Wes Baker

#RPGaDAY2020 Day 2: Change

August 2nd, 2020

Today is day 2 of #RPGaDAY2020 and today the prompt is Change.

It feels like we’ve seen a lot of change to RPGs in the past couple of years. Where once D&D dominated the entire industry, now it’s still the major player, but things like Kickstarter mean that there are a huge number of smaller publishers filling niches that we never knew existed. We’re also seeing more safety tools and just general consideration for how people feel while playing the game. The idea of an adversarial GM is now more of a horror story than a reality for most players (though I’m sure it still exists in some isolated groups). We’re also seeing simpler systems that challenge old ideas: in Electric Bastionland (and Into the Odd) you don’t roll to see if you hit in combat, you just automatically hit and roll damage. If you think there’s some rule sacred to good RPGs, I can guarantee that someone somewhere has thought about stripping it out and seeing what the game is like without it.

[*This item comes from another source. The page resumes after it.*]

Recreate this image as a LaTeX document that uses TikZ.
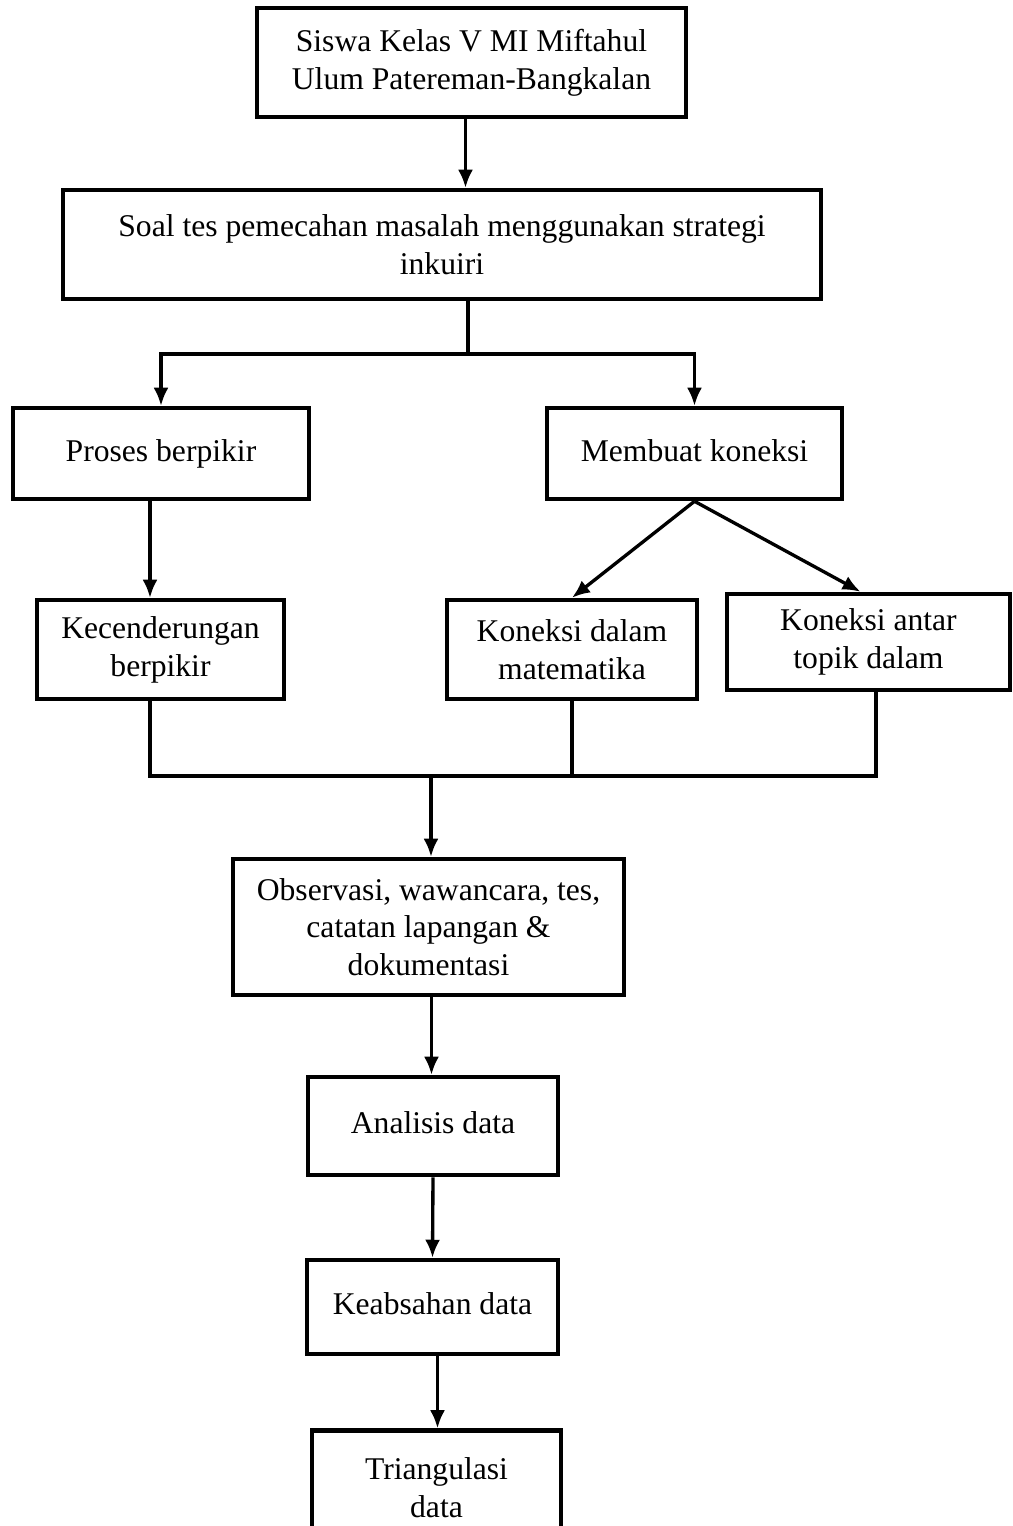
\documentclass[tikz,border=0pt]{standalone}
\usepackage{fontspec}
\setmainfont{Liberation Serif}
\usepackage{tikz}
\usetikzlibrary{arrows.meta}

\begin{document}
\begin{tikzpicture}[
    x=0.02cm, y=-0.02cm,
    box/.style={draw, rectangle, line width=2.6pt, align=center, inner sep=2pt,
                font=\fontsize{18}{21.5}\selectfont},
    line/.style={line width=1.9pt},
    arr/.style={line width=1.9pt, -{Latex[length=0.36cm,width=0.3cm]}}
]
    \clip (0,0) rectangle (1013,1526);

    % Subjek dan instrumen
    \node[box, minimum width=8.58cm, minimum height=2.18cm] (siswa) at (471.5,62.5)
        {Siswa Kelas V MI Miftahul\\Ulum Patereman-Bangkalan};
    \node[box, minimum width=15.16cm, minimum height=2.18cm] (soal) at (442,244.5)
        {Soal tes pemecahan masalah menggunakan strategi\\inkuiri};

    % Fokus penelitian
    \node[box, minimum width=5.92cm, minimum height=1.82cm] (proses) at (161,453.5) {Proses berpikir\strut};
    \node[box, minimum width=5.9cm, minimum height=1.82cm] (koneksi) at (694.5,453.5) {Membuat koneksi\strut};

    % Sub fokus
    \node[box, minimum width=4.94cm, minimum height=1.98cm] (cenderung) at (160.5,649.5)
        {Kecenderungan\\berpikir};
    \node[box, minimum width=5.0cm, minimum height=1.98cm] (dalam) at (572,649.5)
        {Koneksi dalam\\matematika};
    \node[box, minimum width=5.66cm, minimum height=1.92cm] (antar) at (868.5,642)
        {Koneksi antar\\topik dalam};

    % Pengumpulan dan analisis data
    \node[box, minimum width=7.82cm, minimum height=2.72cm] (observasi) at (428.5,927)
        {Observasi, wawancara, tes,\\catatan lapangan \&\\dokumentasi};
    \node[box, minimum width=5.0cm, minimum height=1.96cm] (analisis) at (433,1126) {Analisis data\strut};
    \node[box, minimum width=5.02cm, minimum height=1.88cm] (absah) at (432.5,1307) {Keabsahan data\strut};
    \node[box, minimum width=4.98cm, minimum height=2.3cm] (triangulasi) at (436.5,1488)
        {Triangulasi\\data};

    % Titik cabang
    \coordinate (cabang) at (468,354);
    \coordinate (gabungL) at (150,776);
    \coordinate (gabungR) at (876,776);
    \coordinate (gabung) at (431,776);

    % Arrows
    \draw[arr] ([xshift=-0.12cm]siswa.south) -- ([xshift=-0.12cm]siswa.south |- soal.north);
    \draw[line] (soal.south -| cabang) -- (cabang);
    \draw[arr] (cabang) -| (proses.north);
    \draw[arr] (cabang) -| (koneksi.north);

    \draw[arr] ([xshift=-0.22cm]proses.south) -- ([xshift=-0.22cm]proses.south |- cenderung.north);
    \draw[arr] (koneksi.south) -- (dalam.north);
    \draw[arr] (koneksi.south) -- ([xshift=-0.16cm]antar.north);

    \draw[line] (cenderung.south -| gabungL) -- (gabungL) -- (gabungR) -- (antar.south -| gabungR);
    \draw[line] (dalam.south) -- (dalam.south |- gabung);
    \draw[arr] (gabung) -- (observasi.north -| gabung);

    \draw[arr] ([xshift=0.06cm]observasi.south) -- ([xshift=0.06cm]observasi.south |- analisis.north);
    \draw[arr] (analisis.south) -- (absah.north);
    \draw[arr] ([xshift=0.1cm]absah.south) -- ([xshift=0.1cm]absah.south |- triangulasi.north);
\end{tikzpicture}
\end{document}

The other kind of change that I think about is what happens as player characters gain more experience and here there’s a huge spectrum of options. You could play in a traditionally leveled RPG where you gain experience and move up in level as you gain experience. You get new abilities, hit harder and easier, get new spells, and so forth. Or you could play a game where there are no levels, but experience does mean you get better at doing things. Games like Call of Cthulhu and Warhammer Fantasy Roleplay come to mind here, you raise your skill scores and therefore have an easier time of rolling under that number (e.g. rolling a d100 under a 30 is harder than a 35). Then there’s a completely different school where change is all about what your character acquires or even the knowledge that the player acquires during play. All of these can work very well, depending on the group and the game.